◆ **WORK REQUIRED**
From the listing below, pull out all lines with "page" in them.

◆ **SOURCE DATA**
# # # # # # #

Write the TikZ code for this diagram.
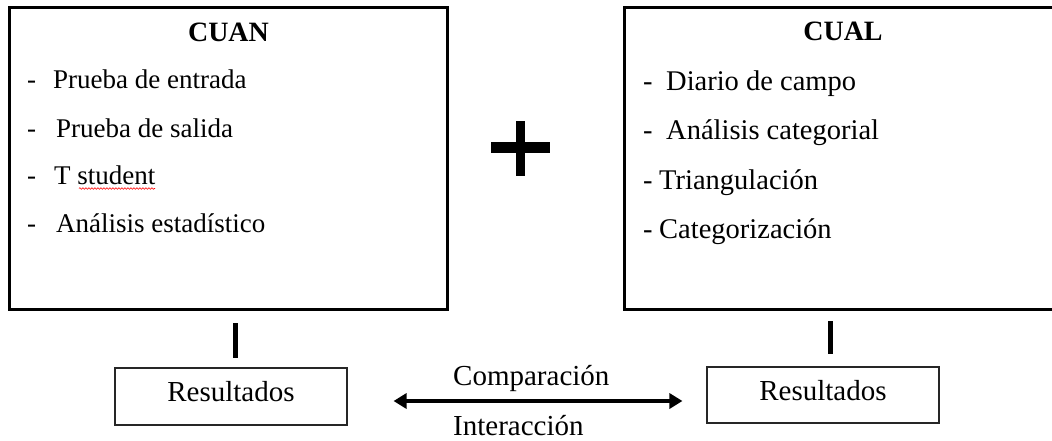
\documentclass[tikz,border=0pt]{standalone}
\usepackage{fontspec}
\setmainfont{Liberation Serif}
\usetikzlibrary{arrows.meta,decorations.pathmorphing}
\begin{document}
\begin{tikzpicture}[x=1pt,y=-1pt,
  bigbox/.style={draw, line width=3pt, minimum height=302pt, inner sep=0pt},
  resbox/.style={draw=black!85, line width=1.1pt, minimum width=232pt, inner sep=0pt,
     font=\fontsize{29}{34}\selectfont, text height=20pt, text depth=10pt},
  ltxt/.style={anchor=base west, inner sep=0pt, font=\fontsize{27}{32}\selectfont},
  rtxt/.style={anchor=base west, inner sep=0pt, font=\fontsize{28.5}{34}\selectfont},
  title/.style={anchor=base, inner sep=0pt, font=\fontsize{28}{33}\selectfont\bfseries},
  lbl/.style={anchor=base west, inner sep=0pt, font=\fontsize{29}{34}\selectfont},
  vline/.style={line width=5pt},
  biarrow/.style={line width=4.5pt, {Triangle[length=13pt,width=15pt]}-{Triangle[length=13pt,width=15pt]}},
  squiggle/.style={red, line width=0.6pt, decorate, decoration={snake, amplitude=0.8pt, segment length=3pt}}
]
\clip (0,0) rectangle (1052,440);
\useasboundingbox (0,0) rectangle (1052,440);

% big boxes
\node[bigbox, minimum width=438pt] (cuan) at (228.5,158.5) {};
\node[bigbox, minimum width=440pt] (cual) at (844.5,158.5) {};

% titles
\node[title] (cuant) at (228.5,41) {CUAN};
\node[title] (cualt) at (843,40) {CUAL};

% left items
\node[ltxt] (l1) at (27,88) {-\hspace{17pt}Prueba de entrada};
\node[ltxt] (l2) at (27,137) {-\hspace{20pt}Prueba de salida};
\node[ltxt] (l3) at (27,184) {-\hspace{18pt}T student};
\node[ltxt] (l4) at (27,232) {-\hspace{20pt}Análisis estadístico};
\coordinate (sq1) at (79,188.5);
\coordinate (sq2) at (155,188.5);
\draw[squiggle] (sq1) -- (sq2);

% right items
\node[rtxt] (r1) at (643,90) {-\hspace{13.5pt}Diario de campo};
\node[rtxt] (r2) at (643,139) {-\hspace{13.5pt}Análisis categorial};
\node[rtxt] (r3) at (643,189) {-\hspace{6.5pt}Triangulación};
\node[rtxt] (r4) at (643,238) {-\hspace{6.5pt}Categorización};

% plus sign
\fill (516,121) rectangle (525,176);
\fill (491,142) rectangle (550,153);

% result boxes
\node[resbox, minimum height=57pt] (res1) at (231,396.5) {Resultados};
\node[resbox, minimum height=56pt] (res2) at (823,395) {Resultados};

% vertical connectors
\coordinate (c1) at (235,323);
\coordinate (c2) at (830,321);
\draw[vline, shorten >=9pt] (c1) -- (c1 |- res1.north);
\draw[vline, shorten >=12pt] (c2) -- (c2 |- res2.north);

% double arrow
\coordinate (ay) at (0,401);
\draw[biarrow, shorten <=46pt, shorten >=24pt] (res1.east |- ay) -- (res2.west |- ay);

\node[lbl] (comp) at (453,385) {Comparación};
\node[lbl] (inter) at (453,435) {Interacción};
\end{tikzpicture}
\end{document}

# # # # # # #

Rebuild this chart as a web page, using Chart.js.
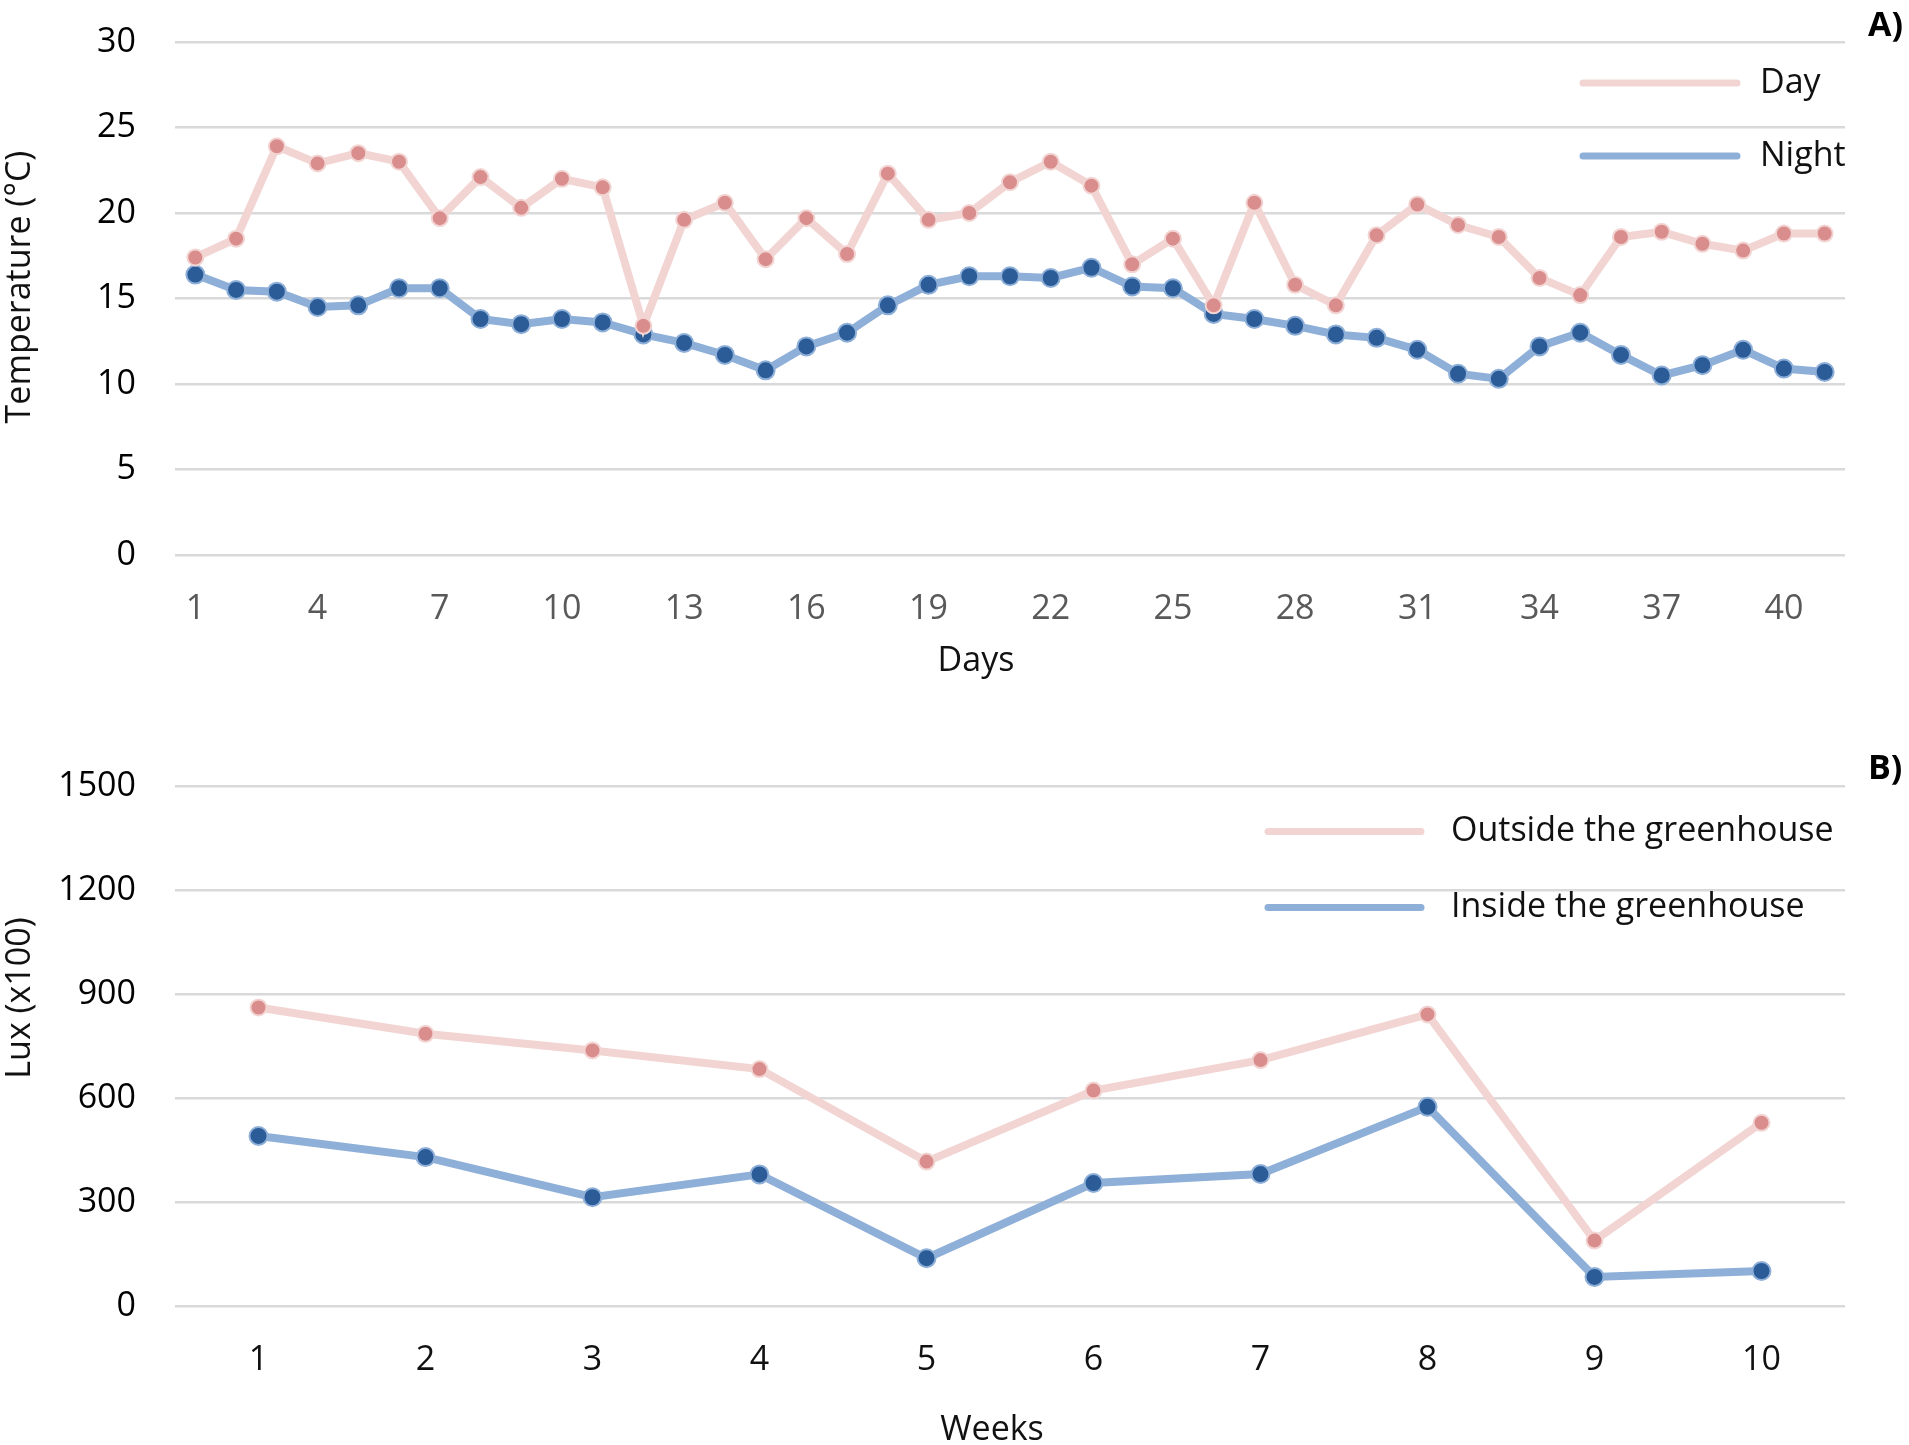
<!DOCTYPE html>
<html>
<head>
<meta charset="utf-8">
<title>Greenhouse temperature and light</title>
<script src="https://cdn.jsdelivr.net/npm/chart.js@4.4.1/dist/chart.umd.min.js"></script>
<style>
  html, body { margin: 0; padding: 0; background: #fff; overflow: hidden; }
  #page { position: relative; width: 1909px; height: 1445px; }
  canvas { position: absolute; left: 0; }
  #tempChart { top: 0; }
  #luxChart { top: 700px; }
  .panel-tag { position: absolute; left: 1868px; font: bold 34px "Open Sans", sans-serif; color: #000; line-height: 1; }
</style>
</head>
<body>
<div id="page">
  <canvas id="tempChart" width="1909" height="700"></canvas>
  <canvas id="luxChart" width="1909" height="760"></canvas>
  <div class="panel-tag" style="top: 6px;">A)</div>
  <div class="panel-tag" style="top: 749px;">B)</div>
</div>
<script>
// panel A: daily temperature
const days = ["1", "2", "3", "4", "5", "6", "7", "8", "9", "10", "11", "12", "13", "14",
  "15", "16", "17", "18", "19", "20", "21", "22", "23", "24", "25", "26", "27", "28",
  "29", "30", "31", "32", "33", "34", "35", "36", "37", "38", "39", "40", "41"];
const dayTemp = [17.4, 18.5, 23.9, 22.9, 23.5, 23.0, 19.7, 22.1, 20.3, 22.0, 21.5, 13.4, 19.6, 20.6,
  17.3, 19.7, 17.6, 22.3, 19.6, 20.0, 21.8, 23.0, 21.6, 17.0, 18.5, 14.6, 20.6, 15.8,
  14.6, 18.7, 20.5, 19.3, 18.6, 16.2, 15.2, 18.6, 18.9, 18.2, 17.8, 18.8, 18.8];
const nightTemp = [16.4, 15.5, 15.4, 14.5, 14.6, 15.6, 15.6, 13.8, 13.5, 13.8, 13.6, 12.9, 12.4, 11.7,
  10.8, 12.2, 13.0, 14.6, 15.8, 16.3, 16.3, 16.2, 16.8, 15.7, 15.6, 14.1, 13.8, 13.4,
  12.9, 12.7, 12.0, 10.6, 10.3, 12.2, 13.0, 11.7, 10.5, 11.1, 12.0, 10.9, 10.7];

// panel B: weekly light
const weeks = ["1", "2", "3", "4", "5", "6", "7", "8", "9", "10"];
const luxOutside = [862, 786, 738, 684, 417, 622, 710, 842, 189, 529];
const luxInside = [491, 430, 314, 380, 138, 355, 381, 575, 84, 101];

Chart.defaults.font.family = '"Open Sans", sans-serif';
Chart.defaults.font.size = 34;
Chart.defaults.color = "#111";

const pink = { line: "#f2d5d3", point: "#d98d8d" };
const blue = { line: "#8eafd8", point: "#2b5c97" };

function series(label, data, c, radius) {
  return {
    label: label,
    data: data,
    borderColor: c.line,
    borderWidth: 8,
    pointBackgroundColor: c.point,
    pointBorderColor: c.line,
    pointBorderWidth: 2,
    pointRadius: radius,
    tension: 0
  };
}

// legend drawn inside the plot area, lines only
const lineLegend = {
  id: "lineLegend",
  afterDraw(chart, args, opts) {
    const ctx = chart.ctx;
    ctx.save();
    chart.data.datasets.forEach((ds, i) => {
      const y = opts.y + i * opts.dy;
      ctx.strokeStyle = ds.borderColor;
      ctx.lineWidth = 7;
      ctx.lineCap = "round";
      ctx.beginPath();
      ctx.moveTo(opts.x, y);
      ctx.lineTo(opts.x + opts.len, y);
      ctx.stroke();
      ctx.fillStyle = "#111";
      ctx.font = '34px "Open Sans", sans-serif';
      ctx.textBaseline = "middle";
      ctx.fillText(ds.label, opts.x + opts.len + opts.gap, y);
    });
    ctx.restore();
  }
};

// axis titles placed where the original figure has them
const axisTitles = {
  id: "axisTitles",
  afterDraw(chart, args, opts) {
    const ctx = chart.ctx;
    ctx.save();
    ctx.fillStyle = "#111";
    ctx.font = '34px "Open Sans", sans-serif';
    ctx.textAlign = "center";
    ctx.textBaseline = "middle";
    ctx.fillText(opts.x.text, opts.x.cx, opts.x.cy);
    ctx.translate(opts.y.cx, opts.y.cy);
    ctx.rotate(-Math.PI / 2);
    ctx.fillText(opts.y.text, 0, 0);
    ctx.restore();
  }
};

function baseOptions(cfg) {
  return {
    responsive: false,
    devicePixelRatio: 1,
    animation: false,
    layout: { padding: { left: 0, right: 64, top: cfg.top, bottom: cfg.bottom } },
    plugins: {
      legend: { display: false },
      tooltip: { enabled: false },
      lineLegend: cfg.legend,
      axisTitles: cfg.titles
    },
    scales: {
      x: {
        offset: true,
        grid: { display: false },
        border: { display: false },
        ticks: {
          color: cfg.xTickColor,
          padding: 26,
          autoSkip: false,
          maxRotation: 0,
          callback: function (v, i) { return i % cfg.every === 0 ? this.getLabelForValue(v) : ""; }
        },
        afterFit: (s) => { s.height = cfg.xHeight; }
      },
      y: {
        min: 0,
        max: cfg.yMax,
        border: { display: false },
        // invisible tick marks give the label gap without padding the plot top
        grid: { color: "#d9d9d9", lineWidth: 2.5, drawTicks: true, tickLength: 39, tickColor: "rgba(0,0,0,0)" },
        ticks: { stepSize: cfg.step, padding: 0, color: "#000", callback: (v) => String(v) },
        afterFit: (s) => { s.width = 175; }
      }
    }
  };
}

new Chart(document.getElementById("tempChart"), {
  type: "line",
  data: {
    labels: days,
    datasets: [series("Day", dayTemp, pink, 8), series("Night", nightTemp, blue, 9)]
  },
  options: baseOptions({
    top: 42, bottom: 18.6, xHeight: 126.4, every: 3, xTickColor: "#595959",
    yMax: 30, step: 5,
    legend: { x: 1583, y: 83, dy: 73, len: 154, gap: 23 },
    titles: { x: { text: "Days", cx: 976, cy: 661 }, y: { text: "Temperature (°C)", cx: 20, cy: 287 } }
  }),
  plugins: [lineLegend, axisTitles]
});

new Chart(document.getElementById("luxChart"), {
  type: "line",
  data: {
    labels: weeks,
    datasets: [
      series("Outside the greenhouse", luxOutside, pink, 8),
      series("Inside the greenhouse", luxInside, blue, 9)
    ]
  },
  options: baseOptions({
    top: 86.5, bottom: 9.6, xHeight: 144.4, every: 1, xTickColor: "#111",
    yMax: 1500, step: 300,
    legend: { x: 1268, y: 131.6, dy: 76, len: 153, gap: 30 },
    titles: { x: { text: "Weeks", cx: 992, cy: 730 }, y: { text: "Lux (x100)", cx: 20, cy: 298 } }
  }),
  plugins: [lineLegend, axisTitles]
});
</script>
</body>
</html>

# # # # # # #

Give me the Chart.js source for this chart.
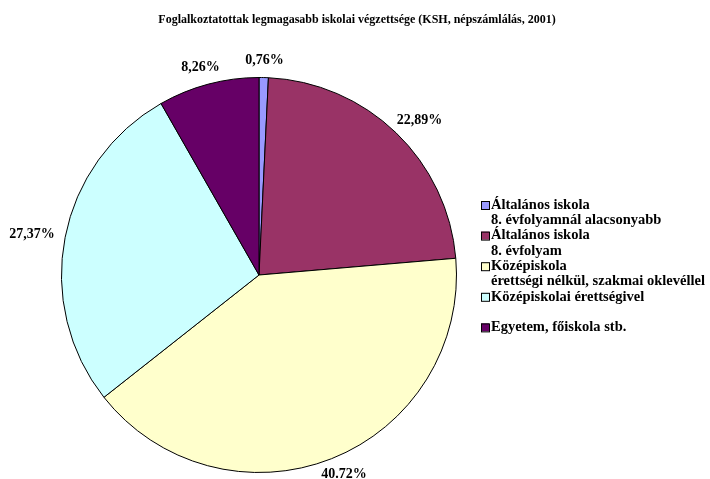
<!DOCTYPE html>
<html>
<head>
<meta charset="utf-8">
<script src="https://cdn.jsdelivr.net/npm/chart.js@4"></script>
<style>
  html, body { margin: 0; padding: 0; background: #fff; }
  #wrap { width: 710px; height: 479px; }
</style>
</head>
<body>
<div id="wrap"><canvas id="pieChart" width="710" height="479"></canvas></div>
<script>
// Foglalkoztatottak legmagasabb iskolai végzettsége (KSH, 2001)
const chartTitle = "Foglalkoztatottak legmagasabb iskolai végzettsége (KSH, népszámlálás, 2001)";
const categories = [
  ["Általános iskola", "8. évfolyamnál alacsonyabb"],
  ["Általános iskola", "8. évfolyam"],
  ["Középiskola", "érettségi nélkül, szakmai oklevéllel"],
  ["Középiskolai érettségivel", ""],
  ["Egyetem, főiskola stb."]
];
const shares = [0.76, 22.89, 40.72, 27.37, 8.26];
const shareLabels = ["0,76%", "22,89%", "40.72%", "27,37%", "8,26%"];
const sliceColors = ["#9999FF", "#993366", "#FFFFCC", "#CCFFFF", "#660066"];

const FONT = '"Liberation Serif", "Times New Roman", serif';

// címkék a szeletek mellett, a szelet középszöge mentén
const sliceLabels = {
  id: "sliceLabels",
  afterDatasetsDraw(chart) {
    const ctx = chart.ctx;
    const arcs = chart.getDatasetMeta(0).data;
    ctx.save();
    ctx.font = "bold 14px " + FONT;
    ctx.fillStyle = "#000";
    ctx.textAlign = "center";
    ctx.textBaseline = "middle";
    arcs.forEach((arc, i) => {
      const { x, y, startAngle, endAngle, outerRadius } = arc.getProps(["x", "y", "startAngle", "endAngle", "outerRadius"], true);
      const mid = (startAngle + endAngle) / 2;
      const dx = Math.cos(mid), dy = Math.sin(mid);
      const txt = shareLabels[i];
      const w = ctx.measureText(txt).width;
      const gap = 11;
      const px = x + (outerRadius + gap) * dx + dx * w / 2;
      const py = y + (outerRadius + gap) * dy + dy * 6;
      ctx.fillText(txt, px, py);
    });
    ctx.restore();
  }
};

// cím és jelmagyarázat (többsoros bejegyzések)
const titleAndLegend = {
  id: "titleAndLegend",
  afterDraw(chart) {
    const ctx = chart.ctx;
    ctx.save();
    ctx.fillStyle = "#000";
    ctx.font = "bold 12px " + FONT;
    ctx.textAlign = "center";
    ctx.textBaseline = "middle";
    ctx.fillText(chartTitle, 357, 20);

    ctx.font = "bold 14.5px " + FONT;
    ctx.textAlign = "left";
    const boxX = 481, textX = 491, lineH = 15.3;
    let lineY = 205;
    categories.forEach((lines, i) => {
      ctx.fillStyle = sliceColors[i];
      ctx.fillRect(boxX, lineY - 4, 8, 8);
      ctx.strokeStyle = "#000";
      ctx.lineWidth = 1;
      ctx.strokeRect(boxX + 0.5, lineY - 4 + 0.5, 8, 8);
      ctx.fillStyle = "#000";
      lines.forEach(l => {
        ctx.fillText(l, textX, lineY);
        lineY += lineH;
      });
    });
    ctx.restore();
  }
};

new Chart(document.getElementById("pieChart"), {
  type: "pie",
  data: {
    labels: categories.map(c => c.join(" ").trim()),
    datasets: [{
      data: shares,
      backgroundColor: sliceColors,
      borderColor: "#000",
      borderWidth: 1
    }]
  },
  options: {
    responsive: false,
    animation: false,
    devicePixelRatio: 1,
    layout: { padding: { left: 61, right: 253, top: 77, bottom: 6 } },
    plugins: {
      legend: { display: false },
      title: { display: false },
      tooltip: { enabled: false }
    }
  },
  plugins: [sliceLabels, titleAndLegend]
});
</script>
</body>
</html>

# # # # # # #

◆ **CORRECT RESULT**
Rebuild this chart as a web page, using Chart.js.
  #page { position: relative; width: 1909px; height: 1445px; }
<div id="page">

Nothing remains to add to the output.